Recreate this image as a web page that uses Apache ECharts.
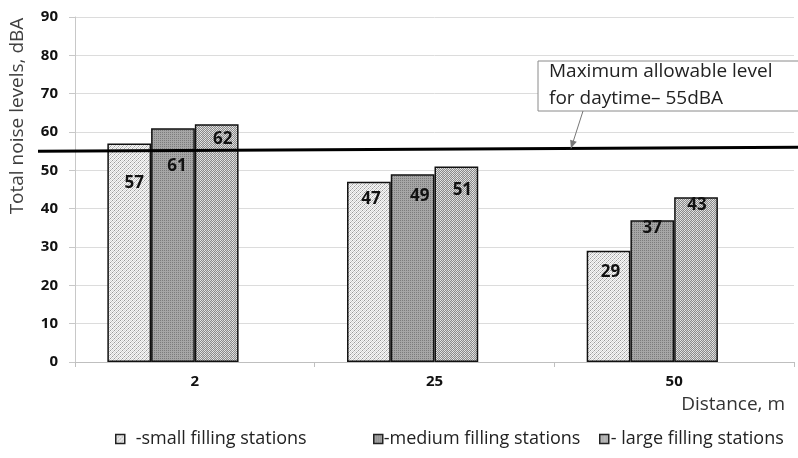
<!DOCTYPE html>
<html><head><meta charset="utf-8">
<script src="https://cdn.jsdelivr.net/npm/echarts@6/dist/echarts.min.js"></script>
<style>html,body{margin:0;padding:0;background:#fff}#c{width:798px;height:458px}</style>
</head><body><div id="c"></div>
<script>
// ---- data ----
const categories = ['2', '25', '50'];
const smallStations = [57, 47, 29];
const mediumStations = [61, 49, 37];
const largeStations = [62, 51, 43];
const seriesNames = ['-small filling stations', '-medium filling stations', '- large filling stations'];
const maxAllowable = 55;
const annotationLines = ['Maximum allowable level', 'for daytime– 55dBA'];
const yAxisTitle = 'Total noise levels, dBA';
const xAxisTitle = 'Distance, m';

// ---- styling ----
const FONT = '"Open Sans", "Noto Sans", sans-serif';
function makePattern(w, h, fn) {
  const c = document.createElement('canvas');
  c.width = w; c.height = h;
  const ctx = c.getContext('2d');
  for (let y = 0; y < h; y++) for (let x = 0; x < w; x++) {
    ctx.fillStyle = fn(x, y); ctx.fillRect(x, y, 1, 1);
  }
  return { image: c, repeat: 'repeat' };
}
const patSmall = makePattern(4, 4, (x, y) => {
  const d = (x + y) % 4;
  if (d === 0) return (x % 2 === 0) ? '#9a9a9a' : '#bdbdbd';
  if (d === 2) return '#dadada';
  return '#f8f8f8';
});
const patMedium = makePattern(2, 2, (x, y) => ((x === 0 && y === 0) ? '#7c7c7c' : '#a6a6a6'));
const patLarge = makePattern(4, 4, (x, y) => {
  const c = (x + y) % 2 === 0;
  return c ? ((x % 4 < 2) ? '#e6e6e6' : '#d4d4d4') : '#8a8a8a';
});

// label placement tweaks (pixel offsets from bar top, as in the source figure)
const labelShift = [
  [[5, 31], [2, 9], [2, 13]],
  [[4, 29], [7, 13], [0, -1]],
  [[6, 6], [6, 15], [1, -1]]
];

function barSeries(name, values, pattern, si) {
  return {
    name: name, type: 'bar',
    data: values.map((v, i) => ({ value: v, label: { offset: labelShift[si][i] } })),
    itemStyle: { color: pattern, borderColor: '#111', borderWidth: 1.5 },
    label: {
      show: true, position: 'insideTop', distance: 0,
      color: '#111', fontFamily: FONT, fontWeight: 'bold', fontSize: 17
    },
    barGap: '0%', barCategoryGap: '27%',
    z: 3
  };
}

const chart = echarts.init(document.getElementById('c'), null, { renderer: 'canvas' });

function legendFor(i, left, pad) {
  return {
    data: [seriesNames[i]], left: left, top: 425, icon: 'rect',
    itemWidth: 9, itemHeight: 9, itemGap: 0,
    itemStyle: { borderColor: '#222', borderWidth: 1.5 },
    textStyle: { fontFamily: FONT, fontSize: 18, color: '#222', padding: [0, 0, 0, pad] },
    selectedMode: false
  };
}

chart.setOption({
  animation: false,
  backgroundColor: '#fff',
  grid: { left: 75, right: 4, top: 17, bottom: 96, containLabel: false },
  legend: [legendFor(0, 110, 6), legendFor(1, 368, -4), legendFor(2, 594, -3)],
  xAxis: {
    type: 'category', data: categories,
    axisLine: { lineStyle: { color: '#bfbfbf', width: 1 } },
    axisTick: { show: true, length: 5, lineStyle: { color: '#bfbfbf' } },
    axisLabel: { color: '#111', fontFamily: FONT, fontWeight: 'bold', fontSize: 15, margin: 12 }
  },
  yAxis: {
    type: 'value', min: 0, max: 90, interval: 10,
    axisLine: { show: true, lineStyle: { color: '#c8c8c8' } },
    axisTick: { show: true, length: 6, lineStyle: { color: '#c8c8c8' } },
    splitLine: { lineStyle: { color: '#dcdcdc' } },
    axisLabel: { color: '#111', fontFamily: FONT, fontWeight: 'bold', fontSize: 15, margin: 17 }
  },
  series: [
    barSeries(seriesNames[0], smallStations, patSmall, 0),
    barSeries(seriesNames[1], mediumStations, patMedium, 1),
    barSeries(seriesNames[2], largeStations, patLarge, 2),
    { name: 'spacer', type: 'bar', data: categories.map(() => null), silent: true, barGap: '0%', barCategoryGap: '27%' }
  ]
});

// annotations computed from the scale
const yLine = chart.convertToPixel({ yAxisIndex: 0 }, maxAllowable);
const lineLeft = 38, lineRight = 798, tilt = 4;
const arrowTipX = 571;
const arrowTipY = yLine - tilt * (arrowTipX - lineLeft) / (lineRight - lineLeft);
const arrowFrom = [583, 111];
const ang = Math.atan2(arrowTipY - arrowFrom[1], arrowTipX - arrowFrom[0]);
const ah = 8, aw = 3.5;
const head = [
  [arrowTipX, arrowTipY],
  [arrowTipX - ah * Math.cos(ang) + aw * Math.sin(ang), arrowTipY - ah * Math.sin(ang) - aw * Math.cos(ang)],
  [arrowTipX - ah * Math.cos(ang) - aw * Math.sin(ang), arrowTipY - ah * Math.sin(ang) + aw * Math.cos(ang)]
];

chart.setOption({
  graphic: [
    { type: 'polyline', z: 10, shape: { points: [[lineLeft, yLine], [lineRight, yLine - tilt]] },
      style: { stroke: '#000', lineWidth: 3, fill: null } },
    { type: 'rect', z: 11, shape: { x: 538, y: 61, width: 262, height: 50 },
      style: { fill: '#fff', stroke: '#8a8a8a', lineWidth: 1 } },
    { type: 'text', z: 12, x: 549, y: 72,
      style: { text: annotationLines[0], fontFamily: FONT, fontSize: 19, fill: '#222', align: 'left', verticalAlign: 'middle' } },
    { type: 'text', z: 12, x: 549, y: 99,
      style: { text: annotationLines[1], fontFamily: FONT, fontSize: 19, fill: '#222', align: 'left', verticalAlign: 'middle' } },
    { type: 'line', z: 12, shape: { x1: arrowFrom[0], y1: arrowFrom[1], x2: arrowTipX, y2: arrowTipY },
      style: { stroke: '#777', lineWidth: 1 } },
    { type: 'polygon', z: 12, shape: { points: head }, style: { fill: '#777' } },
    { type: 'text', z: 12, x: 18, y: 116, rotation: Math.PI / 2,
      style: { text: yAxisTitle, fontFamily: FONT, fontSize: 19, fill: '#404040', align: 'center', verticalAlign: 'middle' } },
    { type: 'text', z: 12, x: 785, y: 405,
      style: { text: xAxisTitle, fontFamily: FONT, fontSize: 19, fill: '#333', align: 'right', verticalAlign: 'middle' } }
  ]
});
</script>
</body></html>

========================================================================

__Objective__:
Repeat the lines of the listing above verbatim, beginning at its first line and ending at the line containing "const xAxisTitle = 'Distance, m';", which is included. Omit pictures.

__Final result__:
Recreate this image as a web page that uses Apache ECharts.
<!DOCTYPE html>
<html><head><meta charset="utf-8">
<script src="https://cdn.jsdelivr.net/npm/echarts@6/dist/echarts.min.js"></script>
<style>html,body{margin:0;padding:0;background:#fff}#c{width:798px;height:458px}</style>
</head><body><div id="c"></div>
<script>
// ---- data ----
const categories = ['2', '25', '50'];
const smallStations = [57, 47, 29];
const mediumStations = [61, 49, 37];
const largeStations = [62, 51, 43];
const seriesNames = ['-small filling stations', '-medium filling stations', '- large filling stations'];
const maxAllowable = 55;
const annotationLines = ['Maximum allowable level', 'for daytime– 55dBA'];
const yAxisTitle = 'Total noise levels, dBA';
const xAxisTitle = 'Distance, m';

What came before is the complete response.